Yuncong Hu, Shanghai Jiao Tong University; Pratyush Mishra, University of Pennsylvania; Xiao Wang, Northwestern University; Jie Xie, Shanghai Jiao Tong University; Kang Yang, State Key Laboratory of Cryptology; Yu Yu, Shanghai Jiao Tong University and Shanghai Qi Zhi Institute; Yuwen Zhang, University of California, Berkeley
Zero-Knowledge Succinct Non-interactive Arguments of Knowledge (zkSNARKs) lead to proofs that can be succinctly verified but require huge computational resources to generate. Prior systems outsource proof generation either through public delegation, which reveals the witness to the third party, or, more preferably, private delegation that keeps the witness hidden using multiparty computation (MPC). However, current private delegation schemes struggle with scalability and efficiency due to MPC inefficiencies, poor resource utilization, and suboptimal design of zkSNARK protocols.
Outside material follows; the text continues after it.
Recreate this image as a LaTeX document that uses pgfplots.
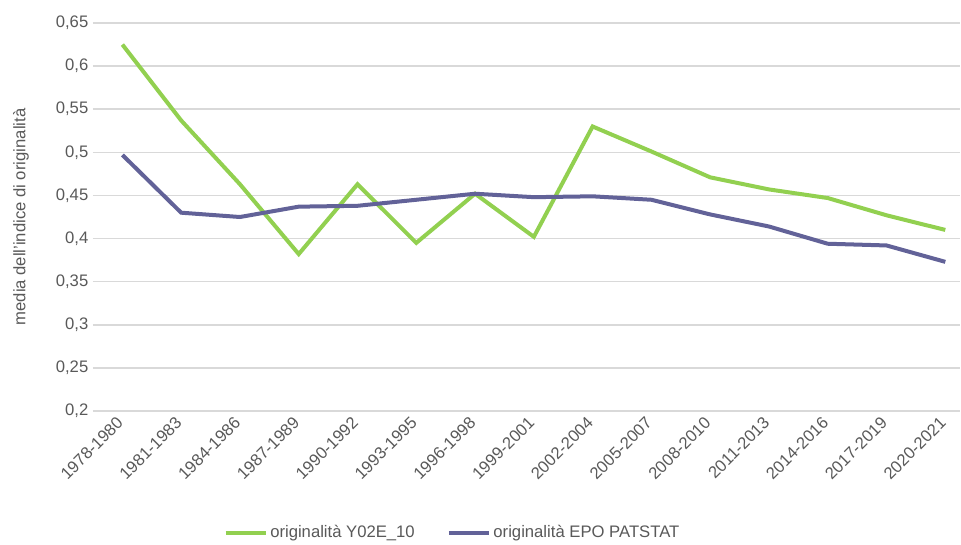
\documentclass[border=0pt]{standalone}
\usepackage{fontspec}
\setmainfont{Liberation Sans}
\usepackage{pgfplots}
\pgfplotsset{compat=1.18}

\definecolor{lgreen}{RGB}{146,208,80}
\definecolor{lpurple}{RGB}{98,98,152}
\definecolor{txtgray}{RGB}{89,89,89}
\definecolor{gridgray}{RGB}{217,217,217}

\begin{document}
\begin{tikzpicture}
\useasboundingbox (-69.75pt,-99.75pt) rectangle (651pt,308.25pt);
\begin{axis}[
    at={(0pt,0pt)}, anchor=south west,
    scale only axis,
    width=650.25pt, height=291pt,
    xmin=-0.5, xmax=14.25,
    ymin=0.2, ymax=0.65,
    ytick={0.2,0.25,0.3,0.35,0.4,0.45,0.5,0.55,0.6,0.65},
    xtick={0,...,14},
    xticklabels={1978-1980,1981-1983,1984-1986,1987-1989,1990-1992,1993-1995,1996-1998,1999-2001,2002-2004,2005-2007,2008-2010,2011-2013,2014-2016,2017-2019,2020-2021},
    xticklabel style={yshift=-6pt, xshift=-1pt, rotate=45, anchor=east,
      font=\fontsize{12.5}{14}\selectfont, text=txtgray, inner sep=1pt},
    yticklabel style={font=\fontsize{12.5}{14}\selectfont, text=txtgray},
    /pgf/number format/assume math mode=true,
    /pgf/number format/use comma,
    major tick length=0pt,
    axis line style={draw=none},
    ymajorgrids,
    grid style={gridgray, line width=1.2pt},
    ylabel={media dell'indice di originalità},
    ylabel style={at={(axis description cs:-0.083,0.5)}, anchor=center,
      font=\fontsize{12.5}{14}\selectfont, text=txtgray},
    legend columns=2,
    legend style={at={(axis description cs:0.415,-0.314)}, anchor=center, draw=none,
      font=\fontsize{12.5}{14}\selectfont, text=txtgray,
      /tikz/every even column/.append style={column sep=22pt}},
    legend image code/.code={\draw[#1] (0pt,0pt) -- (30pt,0pt);},
]
\addplot[lgreen, line width=3pt, mark=none] coordinates {
    (0,0.625) (1,0.537) (2,0.463) (3,0.382) (4,0.463)
    (5,0.395) (6,0.452) (7,0.402) (8,0.530) (9,0.501)
    (10,0.471) (11,0.457) (12,0.447) (13,0.427) (14,0.410)
};
\addlegendentry{originalità Y02E\_10}
\addplot[lpurple, line width=3pt, mark=none] coordinates {
    (0,0.497) (1,0.430) (2,0.425) (3,0.437) (4,0.438)
    (5,0.445) (6,0.452) (7,0.448) (8,0.449) (9,0.445)
    (10,0.428) (11,0.414) (12,0.394) (13,0.392) (14,0.373)
};
\addlegendentry{originalità EPO PATSTAT}
\end{axis}
\end{tikzpicture}
\end{document}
In this paper, we introduce DFS, a new zkSNARK that is delegation-friendly for both public and private scenarios. Prior work focused on optimizing the MPC protocols for existing zkSNARKs, while DFS uses co-design between MPC and zkSNARK so that the protocol is efficient for both distributed computing and MPC. In particular, DFS achieves linear prover time and logarithmic verification cost in the non-delegated setting. For private delegation, DFS introduces a scheme with zero communication overhead in MPC and achieves malicious security for free, which results in logarithmic overall communication; while prior work required linear communication. Our evaluation shows that DFS is as efficient as state-of-the-art zkSNARKs in public delegation; when used for private delegation, it scales better than previous work. In particular, for 2^24 constraints, the total communication of DFS is less than 500KB, while prior work incurs 300GB, which is linear to the circuit size. Additionally, we identify and address a security flaw in prior work, EOS (USENIX'23).